3 - Configuring Vertica for Apache Kafka version 0.9 and earlier
Apache Kafka version 0.10 introduced a new feature that allows consumers to determine which version of the Kafka API the Kafka brokers support. Consumers that support this feature send an initial API version query to the Kafka broker to determine the API version to use when communicating with them. Kafka brokers running version 0.9.0 or earlier cannot respond to the API query. If the consumer does not receive a reply from the Kafka broker within a timeout period (set to 10 seconds by default) the consumer can assume the Kafka broker is running Kafka version 0.9.0 or earlier.
The Vertica integration with Kafka supports this API query feature starting in version 9.1.1. This API check can cause problems if you are connecting Vertica to a Kafka cluster running 0.9.0 or earlier. You may notice poorer performance loading messages from Kafka and may experience errors as the 10 second API request timeout can cause parts of the Kafka integration feature to time out and report errors.
For example, if you run the vkconfig source utility to configure a source on a Kafka 0.9 cluster, you may get the following error:
$ vkconfig source --create --conf weblog.conf --cluster kafka_weblog --source web_hits
Exception in thread "main" com.vertica.solutions.kafka.exception.ConfigurationException:
ERROR: [[Vertica][VJDBC](5861) ERROR: Error calling processPartition() in
User Function KafkaListTopics at [/data/build-centos6/qb/buildagent/workspace/jenkins2/PrimaryBuilds/build_master/build/udx/supported/kafka/KafkaUtil.cpp:173],
error code: 0, message: Error getting metadata: [Local: Broker transport failure]]
at com.vertica.solutions.kafka.model.StreamSource.validateConfiguration(StreamSource.java:184)
at com.vertica.solutions.kafka.model.StreamSource.setFromMapAndValidate(StreamSource.java:130)

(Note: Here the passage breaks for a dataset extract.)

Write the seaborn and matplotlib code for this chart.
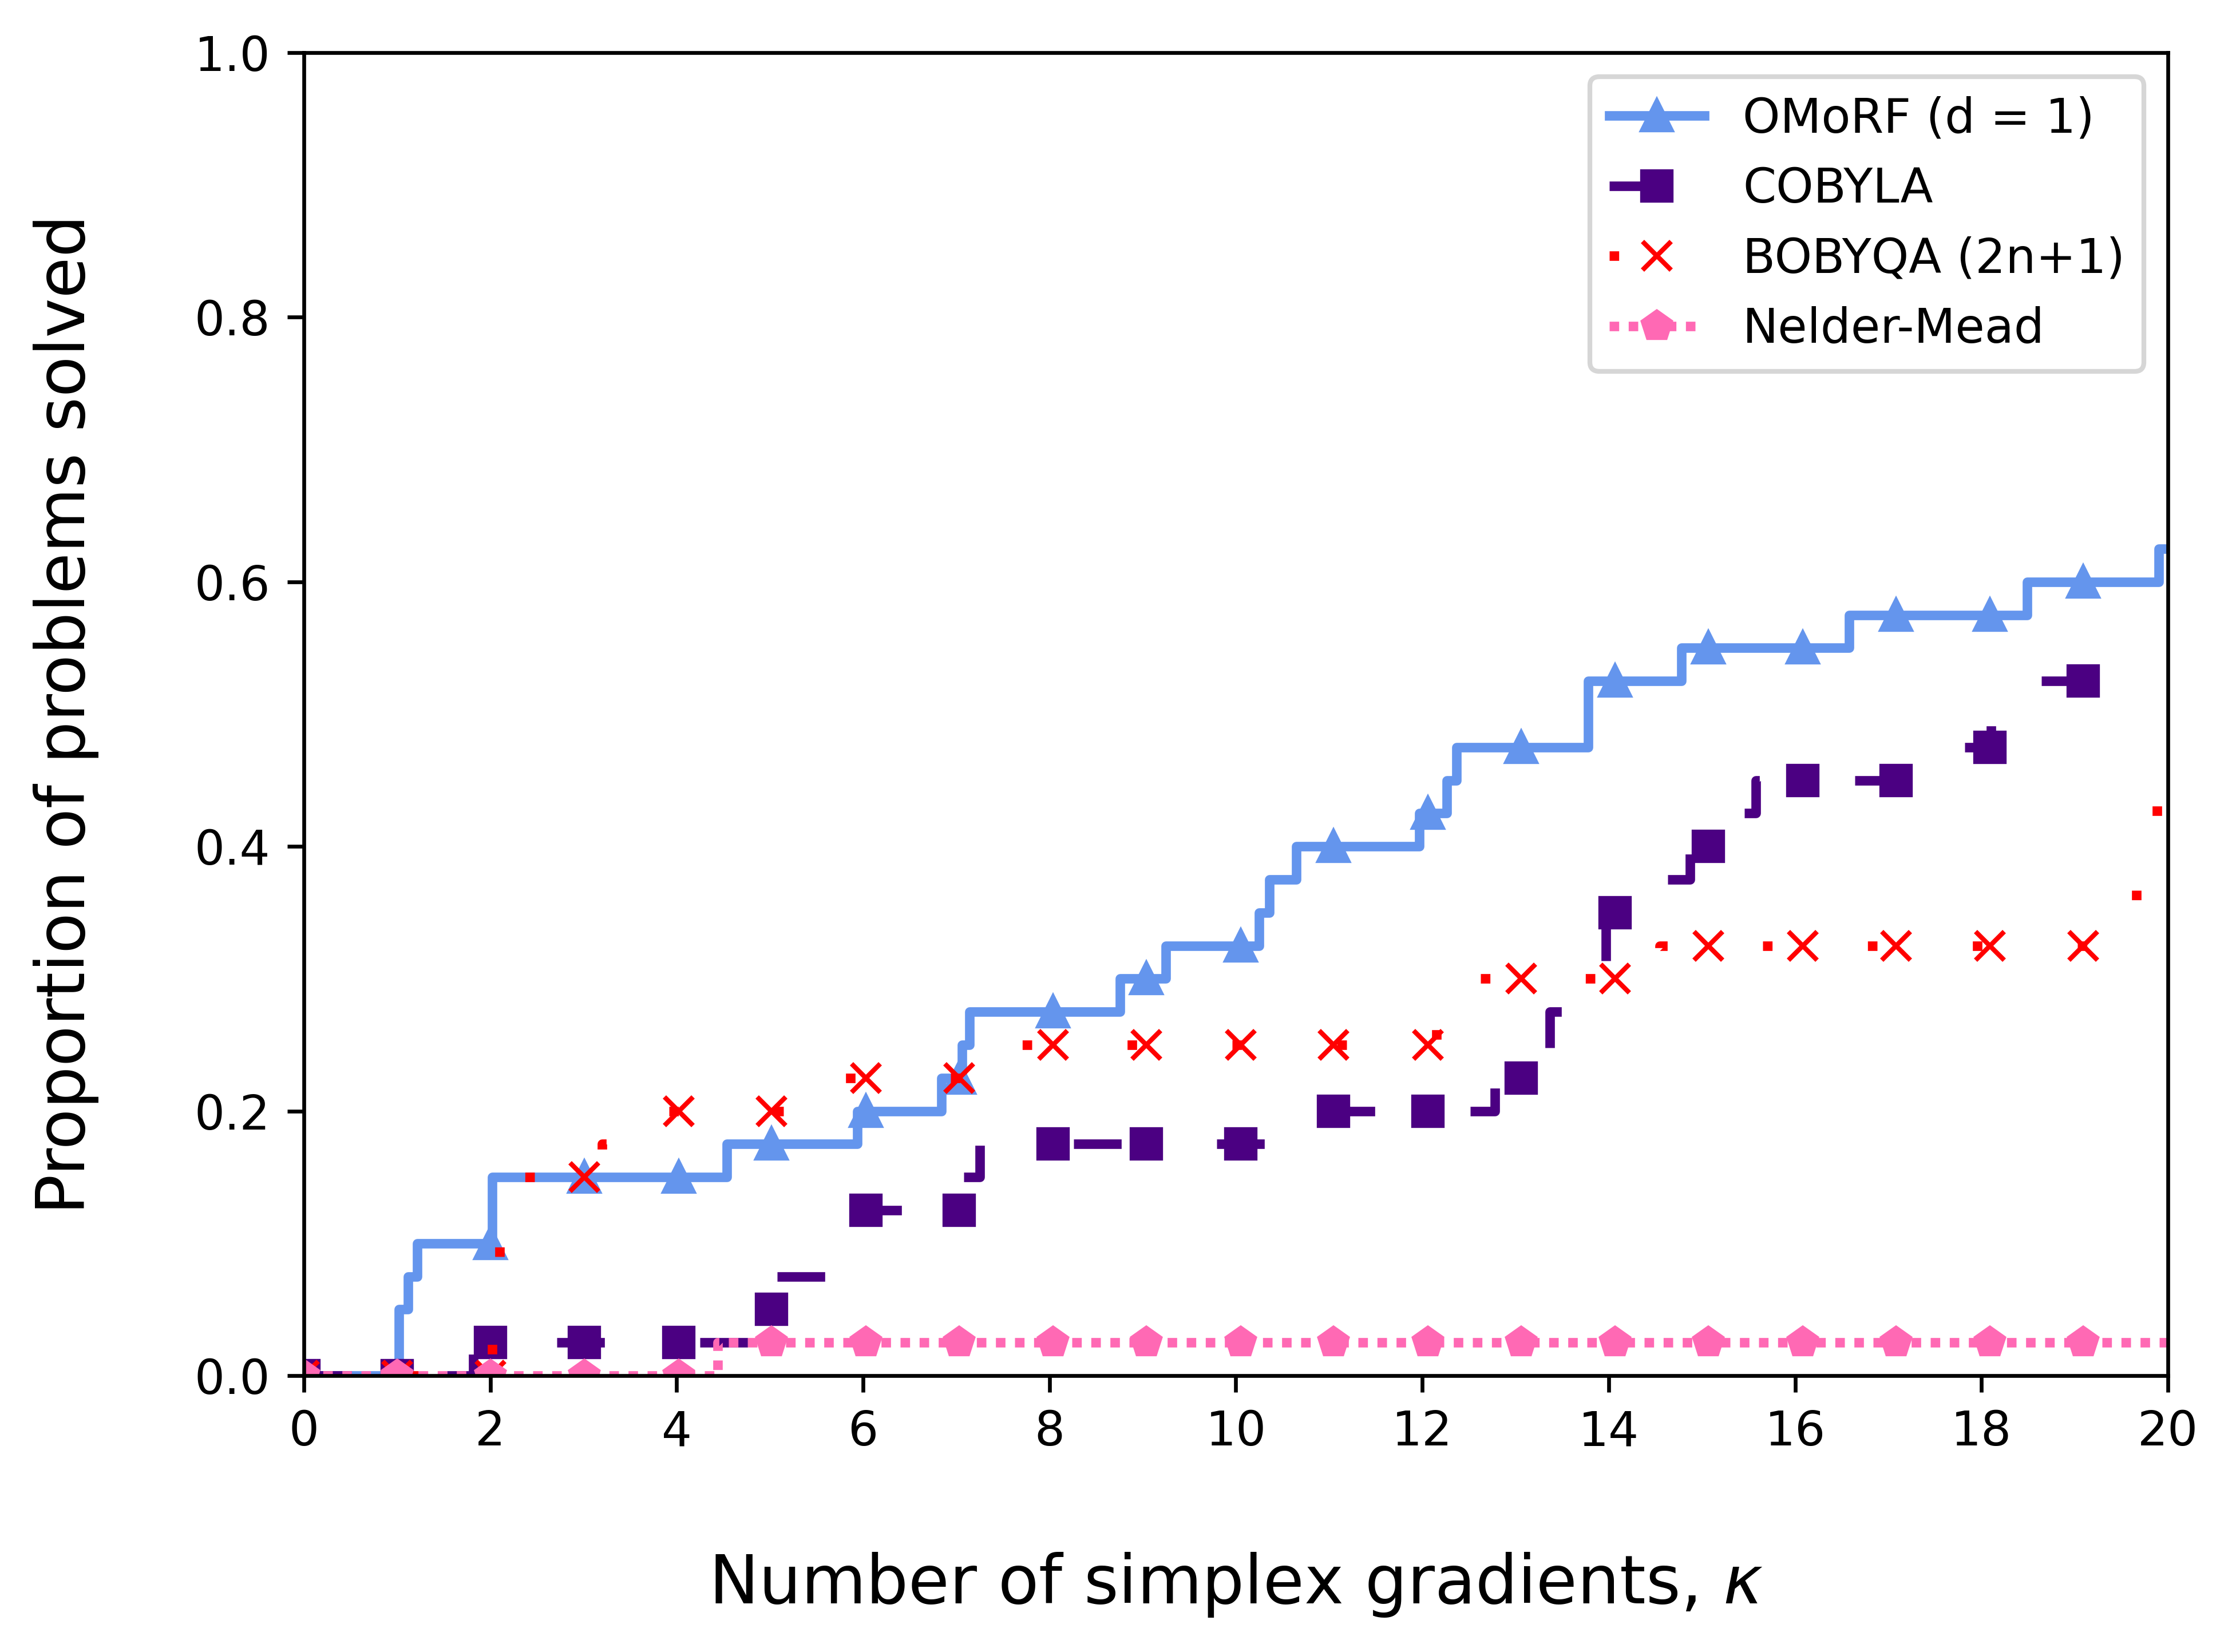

at com.vertica.solutions.kafka.model.StreamModel.<init>(StreamModel.java:89)
at com.vertica.solutions.kafka.model.StreamSource.<init>(StreamSource.java:39)
at com.vertica.solutions.kafka.cli.SourceCLI.getNewModel(SourceCLI.java:53)
at com.vertica.solutions.kafka.cli.SourceCLI.getNewModel(SourceCLI.java:15)
at com.vertica.solutions.kafka.cli.CLI.run(CLI.java:56)
at com.vertica.solutions.kafka.cli.CLI._main(CLI.java:132)
at com.vertica.solutions.kafka.cli.SourceCLI.main(SourceCLI.java:25)
Caused by: java.sql.SQLNonTransientException: [Vertica][VJDBC](5861)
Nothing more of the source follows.